Once a decade, City Council changes something important. It re-draws the maps that dictate which Councilpeople represent which neighborhoods.

For every Philadelphia citizen, redistricting means one important voice that represents your street could change. But it can be a process that's more about politics than good government. Already this year, City Council has been criticized for not having enough public hearings on the process. (They are now having two.)

But a Philly tech firm believes you need a voice in this process - and that you're smart enough to try drawing your own City Council districts. Azavea has built a web site that allows you to propose which neighborhoods should go in which council districts. It even layers in the best practices around redistricting, helping you to build a Council map that distributes the votes fairly and prevents gerrymandering.

Try it out at www.fixphillydistricts.com, a project that is being supported by Azavea, Philly.com, the Philadelphia Daily News, the Penn Project for Civic Engagement and Newsworks. They are hosting a contest for the best-drawn district.

And if you need a little help getting started, Azavea is hosting a webinar tonight at 6:30 p.m. that explains the software. You can sign up for this free webinar here.

Seems like, even when public hearings are scarce, public involvement can happen - especially when Philly's tech community gets involved. Philly.com is proud to participate in this project, and we hope you will, too. If you are joining in, tell us by tweeting @phillydotcom.

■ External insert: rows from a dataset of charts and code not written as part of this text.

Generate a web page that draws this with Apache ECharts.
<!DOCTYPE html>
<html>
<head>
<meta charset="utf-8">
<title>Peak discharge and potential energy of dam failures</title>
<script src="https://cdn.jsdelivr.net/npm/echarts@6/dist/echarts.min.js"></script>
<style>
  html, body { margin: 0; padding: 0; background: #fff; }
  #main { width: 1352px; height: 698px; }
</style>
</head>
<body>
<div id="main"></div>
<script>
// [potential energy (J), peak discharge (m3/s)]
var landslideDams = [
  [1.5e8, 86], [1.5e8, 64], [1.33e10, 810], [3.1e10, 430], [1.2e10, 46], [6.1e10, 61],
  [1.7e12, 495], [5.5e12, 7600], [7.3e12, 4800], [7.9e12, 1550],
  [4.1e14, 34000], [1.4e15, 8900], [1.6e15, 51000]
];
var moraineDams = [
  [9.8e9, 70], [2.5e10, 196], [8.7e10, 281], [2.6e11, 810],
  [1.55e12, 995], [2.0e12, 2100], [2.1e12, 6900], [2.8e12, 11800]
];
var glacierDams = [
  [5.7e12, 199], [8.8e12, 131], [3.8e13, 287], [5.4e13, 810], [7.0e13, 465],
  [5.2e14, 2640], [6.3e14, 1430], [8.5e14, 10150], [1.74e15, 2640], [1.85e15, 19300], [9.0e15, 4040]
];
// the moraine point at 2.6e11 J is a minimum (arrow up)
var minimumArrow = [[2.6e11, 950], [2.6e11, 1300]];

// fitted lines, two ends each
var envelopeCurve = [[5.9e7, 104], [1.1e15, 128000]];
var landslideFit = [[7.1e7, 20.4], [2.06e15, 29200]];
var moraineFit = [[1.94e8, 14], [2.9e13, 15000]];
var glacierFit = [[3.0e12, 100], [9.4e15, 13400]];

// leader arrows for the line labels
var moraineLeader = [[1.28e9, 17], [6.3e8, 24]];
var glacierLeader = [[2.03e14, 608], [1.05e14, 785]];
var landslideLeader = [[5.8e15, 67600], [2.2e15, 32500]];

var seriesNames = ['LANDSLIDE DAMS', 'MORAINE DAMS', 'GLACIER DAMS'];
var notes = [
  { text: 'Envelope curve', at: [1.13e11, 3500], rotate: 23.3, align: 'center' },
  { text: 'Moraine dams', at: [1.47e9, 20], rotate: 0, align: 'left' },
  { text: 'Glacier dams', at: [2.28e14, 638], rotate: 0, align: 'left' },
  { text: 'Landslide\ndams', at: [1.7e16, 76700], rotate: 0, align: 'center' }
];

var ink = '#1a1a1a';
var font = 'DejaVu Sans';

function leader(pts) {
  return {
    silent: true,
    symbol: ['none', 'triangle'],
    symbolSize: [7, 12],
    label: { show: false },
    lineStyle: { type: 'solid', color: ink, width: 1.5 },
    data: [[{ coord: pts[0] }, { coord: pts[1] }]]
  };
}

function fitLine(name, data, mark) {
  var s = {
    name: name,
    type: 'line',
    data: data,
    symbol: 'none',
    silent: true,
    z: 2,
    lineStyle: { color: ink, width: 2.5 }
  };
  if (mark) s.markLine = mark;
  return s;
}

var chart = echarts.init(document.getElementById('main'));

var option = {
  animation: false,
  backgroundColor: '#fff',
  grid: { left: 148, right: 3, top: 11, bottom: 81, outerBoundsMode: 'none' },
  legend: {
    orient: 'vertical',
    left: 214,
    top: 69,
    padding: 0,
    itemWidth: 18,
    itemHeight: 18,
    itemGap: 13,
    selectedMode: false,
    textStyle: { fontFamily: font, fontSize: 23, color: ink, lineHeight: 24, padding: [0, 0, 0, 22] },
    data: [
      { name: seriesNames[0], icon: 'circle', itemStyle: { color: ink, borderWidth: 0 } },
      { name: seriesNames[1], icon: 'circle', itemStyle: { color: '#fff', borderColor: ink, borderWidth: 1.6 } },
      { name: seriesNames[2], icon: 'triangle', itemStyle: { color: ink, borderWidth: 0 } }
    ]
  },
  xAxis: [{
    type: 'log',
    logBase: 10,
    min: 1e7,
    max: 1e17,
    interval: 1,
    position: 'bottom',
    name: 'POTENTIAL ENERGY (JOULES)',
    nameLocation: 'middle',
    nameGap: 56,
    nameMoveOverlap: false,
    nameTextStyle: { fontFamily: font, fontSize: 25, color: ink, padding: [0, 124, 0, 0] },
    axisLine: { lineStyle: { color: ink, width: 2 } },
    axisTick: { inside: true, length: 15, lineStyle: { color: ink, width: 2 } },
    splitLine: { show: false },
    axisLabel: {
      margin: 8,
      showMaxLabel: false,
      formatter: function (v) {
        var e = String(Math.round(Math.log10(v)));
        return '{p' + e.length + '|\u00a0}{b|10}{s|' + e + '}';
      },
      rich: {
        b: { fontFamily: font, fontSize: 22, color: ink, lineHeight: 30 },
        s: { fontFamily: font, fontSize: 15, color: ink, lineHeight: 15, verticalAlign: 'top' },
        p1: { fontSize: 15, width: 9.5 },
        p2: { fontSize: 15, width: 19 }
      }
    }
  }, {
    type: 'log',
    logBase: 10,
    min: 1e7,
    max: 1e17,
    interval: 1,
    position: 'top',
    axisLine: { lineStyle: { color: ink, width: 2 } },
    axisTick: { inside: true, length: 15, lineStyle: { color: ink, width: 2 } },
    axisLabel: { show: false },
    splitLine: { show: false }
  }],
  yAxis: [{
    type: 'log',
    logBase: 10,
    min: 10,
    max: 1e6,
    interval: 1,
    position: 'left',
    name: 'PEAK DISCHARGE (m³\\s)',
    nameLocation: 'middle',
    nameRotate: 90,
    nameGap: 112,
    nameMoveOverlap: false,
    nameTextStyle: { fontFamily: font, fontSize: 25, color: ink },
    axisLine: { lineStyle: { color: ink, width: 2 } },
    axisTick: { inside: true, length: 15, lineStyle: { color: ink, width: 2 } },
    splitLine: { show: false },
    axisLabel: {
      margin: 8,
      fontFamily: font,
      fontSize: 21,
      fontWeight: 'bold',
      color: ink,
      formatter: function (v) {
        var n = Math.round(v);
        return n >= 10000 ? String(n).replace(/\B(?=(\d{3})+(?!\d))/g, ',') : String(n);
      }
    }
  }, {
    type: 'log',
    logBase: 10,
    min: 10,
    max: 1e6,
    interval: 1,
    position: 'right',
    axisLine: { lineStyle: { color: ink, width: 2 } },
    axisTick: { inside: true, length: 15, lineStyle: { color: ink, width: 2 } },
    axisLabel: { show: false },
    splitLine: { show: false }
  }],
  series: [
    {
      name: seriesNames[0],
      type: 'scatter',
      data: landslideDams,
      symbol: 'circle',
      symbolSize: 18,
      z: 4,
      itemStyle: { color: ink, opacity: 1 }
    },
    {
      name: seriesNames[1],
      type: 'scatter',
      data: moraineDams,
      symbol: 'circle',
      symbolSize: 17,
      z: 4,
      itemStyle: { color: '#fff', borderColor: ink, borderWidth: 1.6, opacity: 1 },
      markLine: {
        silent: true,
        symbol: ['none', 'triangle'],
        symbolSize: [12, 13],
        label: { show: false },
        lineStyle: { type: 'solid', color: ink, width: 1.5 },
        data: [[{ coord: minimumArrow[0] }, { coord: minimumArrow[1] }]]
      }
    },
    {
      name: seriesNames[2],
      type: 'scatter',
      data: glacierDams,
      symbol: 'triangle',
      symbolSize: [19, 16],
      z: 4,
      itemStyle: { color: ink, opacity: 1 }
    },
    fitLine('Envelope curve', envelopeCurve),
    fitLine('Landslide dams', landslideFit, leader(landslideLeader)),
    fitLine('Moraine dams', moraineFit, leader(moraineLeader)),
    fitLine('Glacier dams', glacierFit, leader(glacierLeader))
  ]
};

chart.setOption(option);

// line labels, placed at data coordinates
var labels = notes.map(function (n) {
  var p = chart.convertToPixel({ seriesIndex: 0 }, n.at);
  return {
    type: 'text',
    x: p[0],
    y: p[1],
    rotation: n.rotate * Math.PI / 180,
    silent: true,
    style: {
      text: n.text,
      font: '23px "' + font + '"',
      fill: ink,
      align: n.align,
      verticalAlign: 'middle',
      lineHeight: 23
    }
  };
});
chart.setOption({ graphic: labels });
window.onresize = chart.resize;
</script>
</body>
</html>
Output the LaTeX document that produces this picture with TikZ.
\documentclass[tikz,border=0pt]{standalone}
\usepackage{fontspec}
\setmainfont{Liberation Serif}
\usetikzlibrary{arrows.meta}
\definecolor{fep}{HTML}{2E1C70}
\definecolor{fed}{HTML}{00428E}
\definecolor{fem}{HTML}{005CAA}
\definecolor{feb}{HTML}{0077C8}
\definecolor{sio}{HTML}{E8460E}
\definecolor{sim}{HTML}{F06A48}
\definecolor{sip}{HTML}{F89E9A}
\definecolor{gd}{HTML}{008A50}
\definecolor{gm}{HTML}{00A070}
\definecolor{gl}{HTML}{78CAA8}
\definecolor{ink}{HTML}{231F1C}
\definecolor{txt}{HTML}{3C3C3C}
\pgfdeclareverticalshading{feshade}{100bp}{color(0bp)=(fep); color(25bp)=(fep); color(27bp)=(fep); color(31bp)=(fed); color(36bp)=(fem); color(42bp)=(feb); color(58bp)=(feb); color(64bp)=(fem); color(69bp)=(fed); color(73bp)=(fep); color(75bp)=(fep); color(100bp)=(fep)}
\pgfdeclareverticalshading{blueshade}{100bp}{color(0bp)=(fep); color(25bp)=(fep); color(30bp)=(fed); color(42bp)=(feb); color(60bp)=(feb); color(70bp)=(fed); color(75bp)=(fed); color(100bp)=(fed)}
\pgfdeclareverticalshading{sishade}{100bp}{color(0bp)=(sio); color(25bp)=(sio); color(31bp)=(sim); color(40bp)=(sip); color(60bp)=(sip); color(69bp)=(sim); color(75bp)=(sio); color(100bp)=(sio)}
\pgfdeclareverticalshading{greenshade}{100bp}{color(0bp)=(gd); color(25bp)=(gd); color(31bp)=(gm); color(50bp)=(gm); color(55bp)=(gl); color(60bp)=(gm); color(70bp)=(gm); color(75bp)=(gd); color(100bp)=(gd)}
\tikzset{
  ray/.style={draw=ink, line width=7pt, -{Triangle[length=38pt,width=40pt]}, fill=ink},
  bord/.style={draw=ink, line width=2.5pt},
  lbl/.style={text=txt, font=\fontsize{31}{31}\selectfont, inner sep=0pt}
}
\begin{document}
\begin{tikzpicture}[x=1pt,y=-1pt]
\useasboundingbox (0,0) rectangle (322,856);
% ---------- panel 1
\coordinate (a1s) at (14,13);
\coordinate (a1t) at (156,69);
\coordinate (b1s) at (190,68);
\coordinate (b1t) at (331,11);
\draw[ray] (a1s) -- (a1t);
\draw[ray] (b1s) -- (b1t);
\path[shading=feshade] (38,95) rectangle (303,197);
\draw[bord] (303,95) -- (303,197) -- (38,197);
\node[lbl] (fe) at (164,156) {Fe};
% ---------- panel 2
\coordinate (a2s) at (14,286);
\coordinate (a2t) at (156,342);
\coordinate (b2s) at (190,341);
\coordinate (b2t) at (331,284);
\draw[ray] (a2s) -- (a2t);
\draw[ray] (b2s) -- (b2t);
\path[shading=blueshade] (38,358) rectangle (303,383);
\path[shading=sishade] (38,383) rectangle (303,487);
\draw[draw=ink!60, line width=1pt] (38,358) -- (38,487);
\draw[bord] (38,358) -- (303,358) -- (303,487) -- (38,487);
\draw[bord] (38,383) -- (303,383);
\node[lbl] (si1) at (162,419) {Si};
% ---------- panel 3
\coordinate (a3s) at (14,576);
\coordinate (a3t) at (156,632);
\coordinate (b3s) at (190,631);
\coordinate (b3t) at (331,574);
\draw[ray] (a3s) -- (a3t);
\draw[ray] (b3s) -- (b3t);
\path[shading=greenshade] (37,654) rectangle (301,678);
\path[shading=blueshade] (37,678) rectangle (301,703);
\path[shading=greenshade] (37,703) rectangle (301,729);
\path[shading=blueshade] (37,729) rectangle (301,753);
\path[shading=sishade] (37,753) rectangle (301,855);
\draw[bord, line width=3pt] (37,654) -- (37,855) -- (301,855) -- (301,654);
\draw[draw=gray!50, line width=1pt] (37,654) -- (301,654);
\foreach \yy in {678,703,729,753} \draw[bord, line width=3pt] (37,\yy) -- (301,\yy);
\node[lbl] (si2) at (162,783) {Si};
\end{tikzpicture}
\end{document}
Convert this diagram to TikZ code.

Posted by Wendy Warren @ 5:37 PM  Permalink | 2 comments
Comments   
  • 0 like this / 0 don't   •   Posted 9:12 AM, 08/12/2011
    Since there is effectually only one political party in the city, it doesn't need so many councilpersons and council districts. Nor does it need council-persons-at-large. These folks are nothing more than rubber-stamps for the behind the scenes players who run the city. Get rid of as many as possible.
    Boru
  • 0 like this / 0 don't   •   Posted 7:25 PM, 08/13/2011
    I would probably support fewer districts and fewer at-large seats, but not doing away with at-large altogether. I would make the at-large seats half majority party, half minority by shrinking the number of majority seats... two and two should suffice. That's all pie-in-the-sky, though. For now I would be satisfied with sane, non-gerrymandered districts.